Spent time practicing with the trimmers. I’m not so much looking at the scale anymore as letting trim out or in then checking that the wing tracks straight. Tomorrow I’m going to see if there is a way of pulling the trimmer so that the scale is more visible.
There was a distinct layer at 250 ft where the air settled down. I climbed to 750 ft and flew off to the Gaspirella Causeway. I was sorely tempted to drop down on the jet port for some touch and go but decided to let it go until another day.
Landings are getting better. For awhile the wing was carrying too much energy after touch down. But I’ve been closing the trim all the way before landing and getting a nice long float.
Mike Lange seemed to be having the most fun with at least 12 flights and numerous touch and goes.
I hadn’t really planned on flying this evening but when the wind came down and it looked good, I jumped in the truck and drove out to Shell Creek. When I got there the wind was blowing 5 mph from the east. The launch was going to have to be crosswind to the South so I motored out to the runway. The plan was to launch perpendicular to the runway and after it was overhead turn south and launch down the runway. A bit technical but nothing extraordinary, there was plenty of room to inflate and make a turn and clear air for 1000 feet to the south.
So anyway, there I was all laid out and strapped into the rig when the wind starts to increase. I decided to wait it out and 3 minutes later a gust front blows in. After a moments hesitation, I unbuckled and started releasing the glider. The wind was gusting past 20 when I had the first Carabiner undone and before I could get to the other, the wing decided to fly, it half inflated and lifted overhead. The trike was pulled around 180* before the loose riser went downwind and the wing was disarmed. After that, life was easy.
I’m not really sure why I didn’t launch as soon as I bucked in. I was looking forward to the challenge of a crosswind launch. It looked good. …..

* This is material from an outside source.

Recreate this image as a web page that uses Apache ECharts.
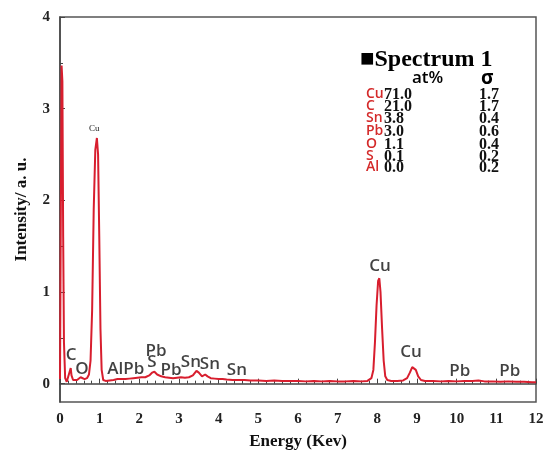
<!DOCTYPE html>
<html>
<head>
<meta charset="utf-8">
<script src="https://cdn.jsdelivr.net/npm/echarts@6/dist/echarts.min.js"></script>
<style>
html,body{margin:0;padding:0;background:#fff;}
#main{width:552px;height:458px;}
</style>
</head>
<body>
<div id="main"></div>
<script>
// Spectrum (energy in keV, intensity in a.u.)
var energy = [0.00,0.02,0.04,0.06,0.08,0.10,0.13,0.17,0.21,0.25,0.27,0.29,0.33,0.38,0.43,0.48,0.52,0.56,0.62,0.68,0.73,0.77,0.81,0.85,0.89,0.93,0.96,0.99,1.02,1.05,1.09,1.15,1.25,1.35,1.45,1.50,1.55,1.65,1.75,1.85,1.95,2.05,2.15,2.25,2.32,2.38,2.45,2.55,2.65,2.75,2.85,2.95,3.05,3.15,3.25,3.35,3.44,3.50,3.58,3.66,3.72,3.80,3.90,4.00,4.10,4.20,4.35,4.50,4.65,4.80,5.00,5.20,5.40,5.60,5.80,6.00,6.20,6.40,6.60,6.80,7.00,7.20,7.40,7.60,7.75,7.85,7.90,7.94,7.98,8.02,8.05,8.08,8.12,8.16,8.20,8.25,8.35,8.50,8.65,8.75,8.82,8.88,8.92,8.97,9.03,9.10,9.20,9.40,9.60,9.80,10.00,10.20,10.40,10.55,10.70,10.90,11.10,11.30,11.50,11.70,11.90,12.00];
var intensity = [0.05,1.80,3.47,3.30,1.60,0.45,0.06,0.02,0.04,0.14,0.17,0.09,0.04,0.03,0.04,0.05,0.07,0.05,0.05,0.06,0.10,0.25,0.80,1.90,2.55,2.68,2.50,1.60,0.60,0.15,0.04,0.03,0.035,0.04,0.05,0.06,0.05,0.05,0.055,0.06,0.065,0.07,0.07,0.09,0.12,0.13,0.10,0.08,0.07,0.065,0.06,0.065,0.07,0.065,0.07,0.09,0.14,0.12,0.08,0.10,0.08,0.06,0.055,0.05,0.05,0.045,0.04,0.04,0.04,0.035,0.035,0.03,0.035,0.03,0.03,0.03,0.025,0.03,0.025,0.03,0.025,0.025,0.03,0.025,0.03,0.06,0.15,0.45,0.85,1.12,1.15,1.00,0.60,0.25,0.08,0.04,0.03,0.03,0.035,0.06,0.12,0.18,0.19,0.15,0.08,0.04,0.03,0.03,0.025,0.03,0.025,0.03,0.03,0.035,0.025,0.025,0.02,0.025,0.02,0.02,0.015,0.015];

// Peak annotations
var peakText = ['C','O','AlPb','Pb','S','Pb','Sn','Sn','Sn','Cu','Cu','Pb','Pb'];
var peakEnergy = [0.28,0.55,1.66,2.42,2.32,2.80,3.30,3.78,4.46,8.07,8.85,10.08,11.34];
var peakIntensity = [0.31,0.16,0.16,0.36,0.24,0.15,0.23,0.21,0.15,1.28,0.34,0.14,0.14];

// Composition table
var elements = ['Cu','C','Sn','Pb','O','S','Al'];
var atPercent = ['71.0','21.0','3.8','3.0','1.1','0.1','0.0'];
var sigma = ['1.7','1.7','0.4','0.6','0.4','0.2','0.2'];

var xTicks = [0,1,2,3,4,5,6,7,8,9,10,11,12];
var yTicks = [0,1,2,3,4];
var yHalfTicks = [0.5,1.5,2.5,3.5];

var serif = '"Liberation Serif","Times New Roman",serif';
var sans = '"Open Sans","Noto Sans",sans-serif';

var lineData = energy.map(function(e,i){return [e,intensity[i]];});
var labelData = peakText.map(function(t,i){return [peakEnergy[i],peakIntensity[i],t];});

var rowY = [95,107,119,132,145,157,168];
var graphics = [
  {type:'text', left:360, top:48, style:{text:'\u25A0Spectrum 1', font:'bold 24px '+serif, fill:'#000'}},
  {type:'text', left:412, top:70, style:{text:'at%', font:'600 17px '+sans, fill:'#000'}},
  {type:'text', left:481, top:69, style:{text:'\u03C3', font:'bold 19px '+sans, fill:'#000'}}
];
elements.forEach(function(el,i){
  graphics.push({type:'text', left:366, top:rowY[i]-8, style:{text:el, font:'600 14px '+sans, fill:'#d42a2a'}});
  graphics.push({type:'text', left:384, top:rowY[i]-8, style:{text:atPercent[i], font:'bold 16px '+serif, fill:'#111'}});
  graphics.push({type:'text', left:479, top:rowY[i]-8, style:{text:sigma[i], font:'bold 16px '+serif, fill:'#111'}});
});
graphics.push({type:'text', left:89, top:124, style:{text:'Cu', font:'9px '+serif, fill:'#222'}});

var chart = echarts.init(document.getElementById('main'));
chart.setOption({
  animation:false,
  backgroundColor:'#fff',
  grid:{left:60, right:16, top:17, bottom:56, show:true, borderColor:'#555', borderWidth:1.5},
  xAxis:{
    type:'value', min:0, max:12, interval:1,
    name:'Energy (Kev)', nameLocation:'middle', nameGap:31,
    nameTextStyle:{fontWeight:'bold', fontSize:17, fontFamily:serif, color:'#111'},
    axisLine:{show:true, lineStyle:{color:'#444', width:1.5}},
    axisTick:{show:true, inside:true, length:5, lineStyle:{color:'#444'}},
    minorTick:{show:true, splitNumber:5, length:3, lineStyle:{color:'#444'}},
    axisLabel:{fontFamily:serif, fontWeight:'bold', fontSize:15, color:'#222', margin:10},
    splitLine:{show:false}
  },
  yAxis:[{
    type:'value', min:-0.2, max:4,
    name:'Intensity/ a. u.', nameLocation:'middle', nameGap:30,
    nameTextStyle:{fontWeight:'bold', fontSize:17, fontFamily:serif, color:'#111'},
    axisLine:{show:true, lineStyle:{color:'#444', width:1.5}},
    axisTick:{show:true, inside:true, length:5, customValues:yTicks, lineStyle:{color:'#444'}},
    axisLabel:{fontFamily:serif, fontWeight:'bold', fontSize:15, color:'#222', margin:10, customValues:yTicks},
    splitLine:{show:false}
  },{
    type:'value', min:-0.2, max:4, position:'left',
    axisLine:{show:false},
    axisTick:{show:true, inside:true, length:3, customValues:yHalfTicks, lineStyle:{color:'#444'}},
    axisLabel:{show:false},
    splitLine:{show:false}
  }],
  graphic:graphics,
  series:[{
    type:'line', data:lineData, showSymbol:false, symbol:'none', smooth:false,
    lineStyle:{color:'#d81e2e', width:2}, z:3
  },{
    type:'scatter', data:labelData, symbolSize:0, silent:true, z:5,
    label:{show:true, position:[0,0], align:'center', verticalAlign:'middle',
      formatter:function(p){return p.data[2];}, fontFamily:sans, fontWeight:600, fontSize:17, color:'#111'}
  }]
});
</script>
</body>
</html>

The winds were starting to come up but it was still doable. The clouds did appear to be heading my way but I sure didn’t expect a major gust. It was part experience and a bunch of luck. The best that can be said was that I was prudent and it paid off.
The take offs were long and low for both Mike and I. After getting up a good head of steam I felt confident that a small amt of brake would launch me. I was wrong. A little brake got me off the ground but then I was stuck in that awkward situation where I couldn’t gain any altitude because of the brakes and if I let off brake I would start coming back down. So there I was 6 inches off the surface waiting for the rig to pick up enough speed so that I could get the flock out. It really wasn’t a big deal but it seemed to take forever before the rig started climbing. I slowly let off the brakes and eventually it happened. I can see why Dan D. had some issues after leaving Porto Valarta and going to 5500 ft. I’m not sure this would be the best wing for Monument Valley and certainly not for launching out of a bumpy horse meadow. It requires speed for launch.
The first flight was short. I was concerned about the weather and after running into some particularly nasty air I returned to the LZ and landed. I can’t explain the bad air that spooked me. It wasn’t short like going through my prop wash but there wasn’t anything close that I could see to cause the instability. I did see it depart when it passed over a pond.
I waited a few minutes and relaunched. Same thing, long slow climb out but the air was good and I enjoyed the moment.
The big news of the day was that I’ve removed th A Assists and launched without them. The Lift doesn’t require a lot of pressure and the shoulder feels fine.
Mike Lange took this shot with the faint rainbow. The air was good dispite the boomers to the South West.